Julie-ann Davies jadavies2004 at yahoo.co.uk
Sat Mar 20 17:12:43 GMT 2004


http://www.wtopnews.com/index.php?nid=104&sid=181474

Fears Impacted U.S. Reporting on Iraq 
Updated: Saturday, Mar. 20, 2004 - 7:55 AM 

By MIELIKKI ORG 
Associated Press Writer 

BERKELEY, Calif. (AP) - Competitive pressures and a fear of appearing unpatriotic discouraged journalists from doing more critical reporting during the run-up to the invasion of Iraq, according to reporters and others at a conference on media coverage of the war.

The journalists on the panels at the University of California at Berkeley this week blamed the Bush administration for leaking faulty information, but said the media also has itself to blame for not being more skeptical about the case for war.

"The press did not do their job," said Michael Massing, who wrote an article in the New York Review of Books that found The New York Times and The Washington Post particularly at fault.

Journalists fear they will be seen as unpatriotic if they challenge White House statements, said Robert Sheer, a syndicated columnist for the Los Angeles Times.

"There is no doubt that there is an atmosphere of fear in the media of being out of sync with the punitive government," Sheer said.

Much of the criticism focused on a Sept. 8, 2002, New York Times article by Judith Miller and Michael Gordon, which said Iraq was importing aluminum tubes that could be used in centrifuges to enrich uranium, a critical step in making an atomic bomb.

Massing said nuclear experts or weapons inspectors would have refuted the evidence had the Times consulted them. Experts later verified the tubes were not used for nuclear weapons, but The New York Times and other papers buried that news in their inside pages, he said.

Massing noted that a phrase from the article _ "The first sign of a smoking gun may be a mushroom cloud" _ made it into a speech given by President Bush in the fall of 2002, days before Congress gave him war powers, as well as speeches by national security adviser Condoleezza Rice and Secretary of State Colin Powell to justify the war.

A call to the Times for comment was not immediately returned on Friday.
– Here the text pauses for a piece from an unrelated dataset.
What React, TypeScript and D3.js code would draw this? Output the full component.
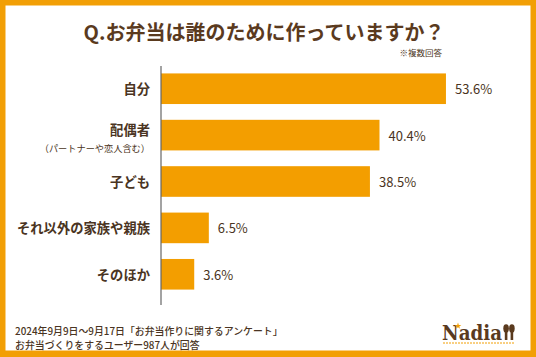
import React from "react";
import * as d3 from "d3";

const categories = ["自分", "配偶者", "子ども", "それ以外の家族や親族", "そのほか"];
const subLabels = ["", "（パートナーや恋人含む）", "", "", ""];
const values = [53.6, 40.4, 38.5, 6.5, 3.6];
const valueLabels = ["53.6%", "40.4%", "38.5%", "6.5%", "3.6%"];
const xDomain = [-3, 55];

const W = 536;
const H = 357;
const ORANGE = "#F29F05";
const BAR = "#F39E00";
const BROWN = "#4A3422";
const FONT = "'Noto Sans CJK JP', 'Noto Sans', sans-serif";

export default function App() {
  const x = d3.scaleLinear().domain(xDomain).range([161, 453]);
  const y = d3
    .scaleBand<string>()
    .domain(categories)
    .range([66, 297])
    .paddingInner(0.34)
    .paddingOuter(0.16);
  const x0 = x(xDomain[0]);

  return (
    <svg
      width={W}
      height={H}
      style={{ position: "absolute", left: 0, top: 0, display: "block" }}
      fontFamily={FONT}
    >
      <rect x={0} y={0} width={W} height={H} fill={ORANGE} />
      <rect x={5.5} y={5.5} width={525} height={345} fill="#ffffff" />

      <text
        x={264}
        y={31}
        textAnchor="middle"
        dominantBaseline="central"
        fontSize={20}
        fontWeight={700}
        fill="#5A3A1E"
      >
        Q.お弁当は誰のために作っていますか？
      </text>
      <text
        x={442}
        y={52}
        textAnchor="end"
        dominantBaseline="central"
        fontSize={8.5}
        fill={BROWN}
      >
        ※複数回答
      </text>

      {categories.map((c, i) => {
        const by = y(c)!;
        const bh = y.bandwidth();
        const cy = by + bh / 2;
        return (
          <g key={c}>
            <rect x={x0} y={by} width={x(values[i]) - x0} height={bh} fill={BAR} />
            <text
              x={x(values[i]) + 9}
              y={cy}
              dominantBaseline="central"
              fontSize={13}
              fill={BROWN}
            >
              {valueLabels[i]}
            </text>
            {subLabels[i] ? (
              <>
                <text
                  x={150}
                  y={cy - 6}
                  textAnchor="end"
                  dominantBaseline="central"
                  fontSize={13.3}
                  fontWeight={700}
                  fill={BROWN}
                >
                  {c}
                </text>
                <text
                  x={150}
                  y={cy + 12.5}
                  textAnchor="end"
                  dominantBaseline="central"
                  fontSize={9.2}
                  fill={BROWN}
                >
                  {subLabels[i]}
                </text>
              </>
            ) : (
              <text
                x={150}
                y={cy}
                textAnchor="end"
                dominantBaseline="central"
                fontSize={13.3}
                fontWeight={700}
                fill={BROWN}
              >
                {c}
              </text>
            )}
          </g>
        );
      })}

      <line x1={x0} x2={x0} y1={66} y2={305} stroke="#666" strokeWidth={1.2} />

      <text x={15} y={331} dominantBaseline="central" fontSize={9.9} fill={BROWN} fontWeight={500}>
        2024年9月9日～9月17日「お弁当作りに関するアンケート」
      </text>
      <text x={15} y={344.5} dominantBaseline="central" fontSize={9.9} fill={BROWN} fontWeight={500}>
        お弁当づくりをするユーザー987人が回答
      </text>

      <g>
        <text
          x={442}
          y={340}
          fontFamily="'DejaVu Serif', 'Liberation Serif', serif"
          fontSize={20}
          fontWeight={700}
          fill="#5A3A1E"
          textLength={60}
          lengthAdjust="spacingAndGlyphs"
        >
          Nadia
        </text>
        <path
          d={d3.symbol(d3.symbolStar, 14)()!}
          transform="translate(458,326)"
          fill={ORANGE}
        />
        {/* fork */}
        <rect x={504.8} y={330} width={2.6} height={10} fill="#5A3A1E" />
        <ellipse cx={506.1} cy={328.5} rx={2.8} ry={4.2} fill="#5A3A1E" />
        {/* knife */}
        <rect x={510.6} y={330} width={2.6} height={10} fill="#5A3A1E" />
        <ellipse cx={511.9} cy={328.5} rx={2.8} ry={4.2} fill="#5A3A1E" />
        <line x1={443} x2={515} y1={343} y2={343} stroke={ORANGE} strokeWidth={1} strokeDasharray="2,1" />
      </g>
    </svg>
  );
}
John Burns, the Times' bureau chief in Baghdad, speaking by satellite phone from Iraq, said American reporters are doing a good job of covering the war's aftermath.

In fact, reporters accused of being insufficiently critical are going too far in the other direction when they suggest Iraq is already descending into chaos and civil war, Burns said. He called it "a growing deception among the press and others that there is an air of error and disillusion" in Iraq.

The only government representative at the conference that ran Tuesday through Thursday was Lt. Col. Rick Long, a Marine Corps spokesman. He deflected accusations that the Pentagon decision to embed about 700 journalists with troops fighting in the Iraq war allowed the government to influence their coverage.

"The reason we embedded so many journalists is that we wanted to dominate the information environment," Long said. "We wanted to beat any kind of disinformation or propaganda by beating them at their own game."